### Your task
Exactly the lines from the first line of the records to the line holding "ax = fig.add_axes([0.0516, 0.1199, 0.9377, 0.8249])" should be duplicated, and nothing more; pictures stay out.

### Items
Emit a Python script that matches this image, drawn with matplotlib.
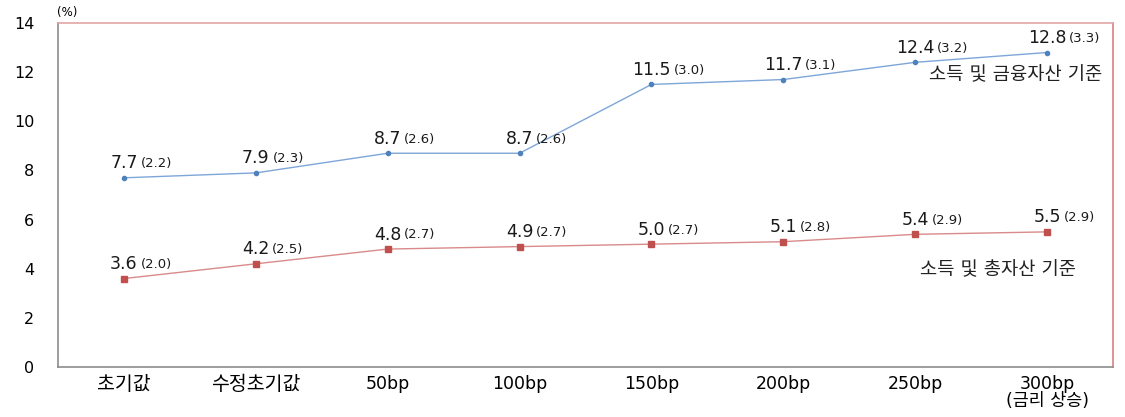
import matplotlib.pyplot as plt

plt.rcParams['font.family'] = ['DejaVu Sans', 'Noto Sans CJK KR']

cats = ['초기값', '수정초기값', '50bp', '100bp', '150bp', '200bp', '250bp', '300bp\n(금리 상승)']

# 소득 및 금융자산 기준
fin = [7.7, 7.9, 8.7, 8.7, 11.5, 11.7, 12.4, 12.8]
fin_sub = [2.2, 2.3, 2.6, 2.6, 3.0, 3.1, 3.2, 3.3]
# 소득 및 총자산 기준
tot = [3.6, 4.2, 4.8, 4.9, 5.0, 5.1, 5.4, 5.5]
tot_sub = [2.0, 2.5, 2.7, 2.7, 2.7, 2.8, 2.9, 2.9]

fig = plt.figure(figsize=(11.25, 4.17), dpi=100)
ax = fig.add_axes([0.0516, 0.1199, 0.9377, 0.8249])

x = list(range(len(cats)))
ax.plot(x, fin, color='#7EA6D9', lw=1.0, marker='o', ms=3,
        mfc='#4F81BD', mec='#4F81BD')
ax.plot(x, tot, color='#D98A8A', lw=1.0, marker='s', ms=4,
        mfc='#C0504D', mec='#C0504D')


def put_label(xi, yi, v, sub):
    main = ax.annotate(f'{v:.1f}', xy=(xi, yi), xytext=(0, 4),
                       textcoords='offset points', ha='center', va='bottom',
                       fontsize=12.5, color='#1a1a1a')
    ax.annotate(f'({sub:.1f})', xy=(1, 0), xycoords=main, xytext=(2, 1.5),
                textcoords='offset points', ha='left', va='bottom',
                fontsize=9.5, color='#1a1a1a')


for i in x:
    put_label(i, fin[i], fin[i], fin_sub[i])
    put_label(i, tot[i], tot[i], tot_sub[i])

ax.text(7.42, 11.9, '소득 및 금융자산 기준', ha='right', va='center',
        fontsize=13.5, color='#222222')
ax.text(7.22, 3.95, '소득 및 총자산 기준', ha='right', va='center',
        fontsize=13.5, color='#222222')

ax.set_xlim(-0.5, 7.5)
ax.set_ylim(0, 14)
ax.set_yticks(range(0, 15, 2))
ax.set_xticks(x)
ax.set_xticklabels(cats, fontsize=12.5, linespacing=0.88)
for lab in ax.get_xticklabels()[:2]:
    lab.set_fontsize(14)
ax.tick_params(axis='y', length=0, pad=17, labelsize=11.5)
ax.tick_params(axis='x', length=0, pad=6)

ax.spines['left'].set_color('#8C8C8C')
ax.spines['bottom'].set_color('#8C8C8C')
ax.spines['top'].set_color('#E3A5A5')
ax.spines['right'].set_color('#D98080')
for s in ax.spines.values():
    s.set_linewidth(1.2)

fig.text(0.051, 0.955, '(%)', fontsize=8.5, ha='left', va='bottom')

fig.savefig('out.png', dpi=100)
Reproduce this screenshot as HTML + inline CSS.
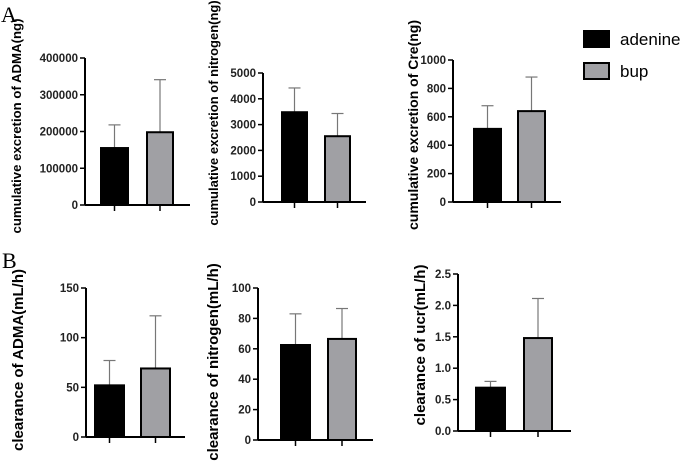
<!DOCTYPE html>
<html><head><meta charset="utf-8"><style>
html,body{margin:0;padding:0;background:#fff;width:688px;height:462px;overflow:hidden}
svg text{font-family:"Liberation Sans",Arial,sans-serif}
.b{font-weight:700}
</style></head><body>
<svg id="fig" width="688" height="462" xmlns="http://www.w3.org/2000/svg">
<text x="1" y="22" style="font-family:'Liberation Serif',serif" font-size="22">A</text>
<text x="2" y="268" style="font-family:'Liberation Serif',serif" font-size="22">B</text>
<g>
<rect x="583" y="30" width="27" height="18" fill="#000"/>
<text x="620" y="45" font-size="17">adenine</text>
<rect x="584" y="63" width="25" height="16" fill="#a0a0a4" stroke="#000" stroke-width="2"/>
<text x="620" y="77" font-size="17">bup</text>
</g>
</svg>
<script>
const titles=["cumulative excretion of ADMA(ng)","cumulative excretion of nitrogen(ng)","cumulative excretion of Cre(ng)","clearance of ADMA(mL/h)","clearance of nitrogen(mL/h)","clearance of ucr(mL/h)"];
const adenineMeans=[155000,3480,515,52,62.5,0.69];
const adenineErr=[218000,4420,678,77,83,0.79];
const bupMeans=[198000,2550,640,69,66.5,1.48];
const bupErr=[341000,3430,880,122,86.5,2.11];
const yMax=[400000,5000,1000,150,100,2.5];
const tickLabels=[["0","100000","200000","300000","400000"],["0","1000","2000","3000","4000","5000"],["0","200","400","600","800","1000"],["0","50","100","150"],["0","20","40","60","80","100"],["0.0","0.5","1.0","1.5","2.0","2.5"]];
const tickValues=[[0,100000,200000,300000,400000],[0,1000,2000,3000,4000,5000],[0,200,400,600,800,1000],[0,50,100,150],[0,20,40,60,80,100],[0,0.5,1,1.5,2,2.5]];
const L=[
 {ax:85,top:58,bot:205,end:190,b1:[100,129],b2:[146,174],tx:16,ty:126,fs:13.2},
 {ax:263,top:73,bot:202,end:366,b1:[281,308],b2:[324,351],tx:213,ty:113,fs:13},
 {ax:453,top:60,bot:202,end:561,b1:[473,502],b2:[517,546],tx:413,ty:125,fs:14},
 {ax:86,top:288,bot:437,end:185,b1:[94,125],b2:[140,171],tx:18,ty:360,fs:15},
 {ax:258,top:288,bot:440,end:373,b1:[280,311],b2:[327,357],tx:213,ty:362,fs:15},
 {ax:458,top:274,bot:431,end:571,b1:[475,506],b2:[523,553],tx:420,ty:345,fs:15}
];
const NS="http://www.w3.org/2000/svg",svg=document.getElementById('fig');
function mk(t,a,p){const e=document.createElementNS(NS,t);for(const k in a)e.setAttribute(k,a[k]);(p||svg).appendChild(e);return e;}
titles.forEach((title,i)=>{
 const l=L[i];const y=v=>l.bot-(v/yMax[i])*(l.bot-l.top);
 const g=mk('g',{});
 
 
 const bars=[[adenineMeans[i],adenineErr[i],l.b1,'#000'],[bupMeans[i],bupErr[i],l.b2,'#a0a0a4']];
 bars.forEach((b,j)=>{
  const cx=(b[2][0]+b[2][1])/2;
  const e=mk('line',{x1:cx,x2:cx,y1:y(b[1]),y2:y(b[0]),stroke:'#777','stroke-width':1.2},g);
  
  
  mk('line',{x1:cx-6,x2:cx+6,y1:y(b[1]),y2:y(b[1]),stroke:'#777','stroke-width':1.2},g);
  const r=mk('rect',{x:b[2][0]+1,y:y(b[0]),width:b[2][1]-b[2][0]-2,height:l.bot-y(b[0]),fill:b[3],stroke:'#000','stroke-width':2},g);
  
  
  mk('line',{x1:cx,x2:cx,y1:l.bot,y2:l.bot+6,stroke:'#000','stroke-width':1.5},g);
 });
 mk('line',{x1:l.ax,x2:l.ax,y1:l.top,y2:l.bot,stroke:'#000','stroke-width':2},g);
 mk('line',{x1:l.ax,x2:l.end,y1:l.bot,y2:l.bot,stroke:'#000','stroke-width':2},g);
 tickValues[i].forEach((v,k)=>{
  mk('line',{x1:l.ax-5,x2:l.ax,y1:y(v),y2:y(v),stroke:'#000','stroke-width':1.5},g);
  const t=mk('text',{x:l.ax-7,y:y(v)+4,'text-anchor':'end','font-size':11.5,class:'b',fill:'#222'},g);
  t.textContent=tickLabels[i][k];
  
  
 });
 const tt=mk('text',{x:0,y:0,'text-anchor':'middle','font-size':l.fs,class:'b',transform:`translate(${l.tx+5},${l.ty}) rotate(-90)`},g);
 tt.textContent=title;
 
 
});
</script>
</body></html>
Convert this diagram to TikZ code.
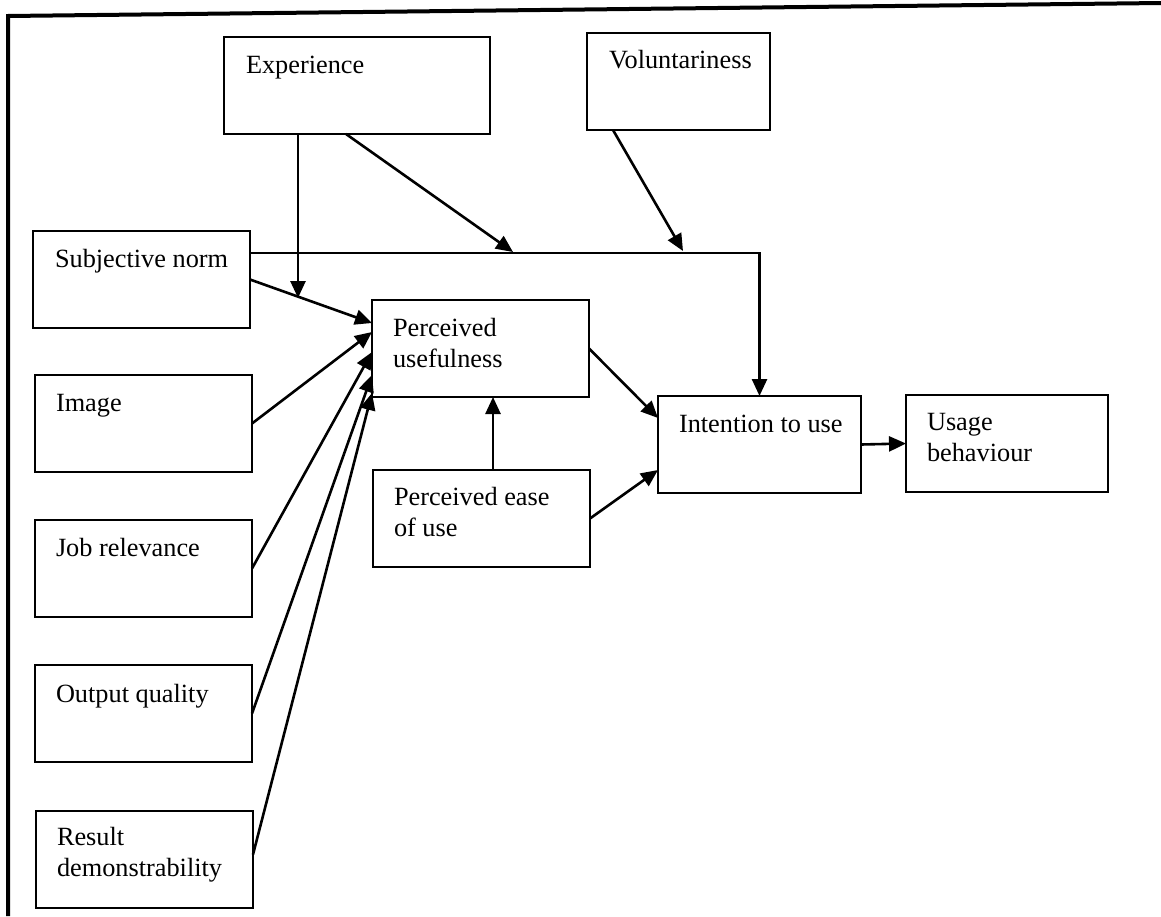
\documentclass[tikz,border=0pt]{standalone}
\usepackage{fontspec}
\setmainfont{Liberation Serif}
\usetikzlibrary{arrows.meta,calc}
\newcommand{\twoline}[2]{\begin{tabular}[t]{@{}l@{}}#1\\#2\end{tabular}}
\begin{document}
\begin{tikzpicture}[x=1pt,y=-1pt,
  box/.style={draw, line width=2pt, rectangle, inner sep=0pt, outer sep=0pt, minimum height=97pt, anchor=north west},
  lbl/.style={anchor=base west, inner sep=0pt, outer sep=0pt, font=\fontsize{26.3}{31}\selectfont},
  conn/.style={line width=2.6pt, -{Triangle[length=17pt,width=15pt]}},
  frameline/.style={line width=4pt}]
\useasboundingbox (0,0) rectangle (1161,916);
\fill[white] (0,0) rectangle (1161,916);
% frame (top and left edges)
\draw[frameline] (8,916) -- (8,16) -- (1161,3);
% boxes
\node[box, minimum width=266pt] (exp) at (224,37) {};
\node[box, minimum width=183pt] (vol) at (587,33) {};
\node[box, minimum width=217pt] (sn) at (33,231) {};
\node[box, minimum width=217pt] (img) at (35,375) {};
\node[box, minimum width=217pt] (job) at (35,520) {};
\node[box, minimum width=217pt] (out) at (35,665) {};
\node[box, minimum width=217pt] (res) at (36,811) {};
\node[box, minimum width=217pt] (pu) at (372,300) {};
\node[box, minimum width=217pt] (peou) at (373,470) {};
\node[box, minimum width=203pt] (itu) at (658,396) {};
\node[box, minimum width=202pt] (ub) at (906,395) {};
% labels
\node[lbl] (expT) at ($(exp.north west)+(22,36)$) {Experience};
\node[lbl] (volT) at ($(vol.north west)+(22,35)$) {Voluntariness};
\node[lbl] (snT) at ($(sn.north west)+(22,36)$) {Subjective norm};
\node[lbl] (imgT) at ($(img.north west)+(21,36)$) {Image};
\node[lbl] (jobT) at ($(job.north west)+(21,36)$) {Job relevance};
\node[lbl] (outT) at ($(out.north west)+(21,37)$) {Output quality};
\node[lbl] (resT) at ($(res.north west)+(21,34)$) {\twoline{Result}{demonstrability}};
\node[lbl] (puT) at ($(pu.north west)+(21,36)$) {\twoline{Perceived}{usefulness}};
\node[lbl] (peouT) at ($(peou.north west)+(21,35)$) {\twoline{Perceived ease}{of use}};
\node[lbl] (ituT) at ($(itu.north west)+(21,36)$) {Intention to use};
\node[lbl] (ubT) at ($(ub.north west)+(21,35)$) {\twoline{Usage}{behaviour}};
% free ends of moderator arrows
\coordinate (e1) at (298,298);
\coordinate (e2) at (513,252);
\coordinate (v1) at (683,251);
% connectors
\draw[conn] ($(exp.south west)+(74,0)$) -- (e1);
\draw[conn] ($(exp.south west)+(122,0)$) -- (e2);
\draw[conn] ($(vol.south west)+(26,0)$) -- (v1);
\draw[conn] ($(sn.north east)+(0,22)$) -| (itu.north);
\draw[conn] (sn.east) -- ($(pu.north west)+(0,23)$);
\draw[conn] (img.east) -- ($(pu.north west)+(0,32)$);
\draw[conn] (job.east) -- ($(pu.north west)+(0,52)$);
\draw[conn] (out.east) -- ($(pu.north west)+(0,75)$);
\draw[conn] ($(res.east)+(0,-5)$) -- ($(pu.north west)+(0,93)$);
\draw[conn] (pu.east) -- ($(itu.north west)+(0,22)$);
\draw[conn] (peou.east) -- ($(itu.north west)+(0,74)$);
\draw[conn] ($(peou.north west)+(120,0)$) -- ($(pu.south west)+(121,0)$);
\draw[conn] (itu.east) -- (ub.west);
\end{tikzpicture}
\end{document}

### Answer to this problem
Emit a Python script that matches this image, drawn with matplotlib.
import matplotlib.pyplot as plt

plt.rcParams['font.family'] = ['DejaVu Sans', 'Noto Sans CJK KR']

cats = ['초기값', '수정초기값', '50bp', '100bp', '150bp', '200bp', '250bp', '300bp\n(금리 상승)']

# 소득 및 금융자산 기준
fin = [7.7, 7.9, 8.7, 8.7, 11.5, 11.7, 12.4, 12.8]
fin_sub = [2.2, 2.3, 2.6, 2.6, 3.0, 3.1, 3.2, 3.3]
# 소득 및 총자산 기준
tot = [3.6, 4.2, 4.8, 4.9, 5.0, 5.1, 5.4, 5.5]
tot_sub = [2.0, 2.5, 2.7, 2.7, 2.7, 2.8, 2.9, 2.9]

fig = plt.figure(figsize=(11.25, 4.17), dpi=100)
ax = fig.add_axes([0.0516, 0.1199, 0.9377, 0.8249])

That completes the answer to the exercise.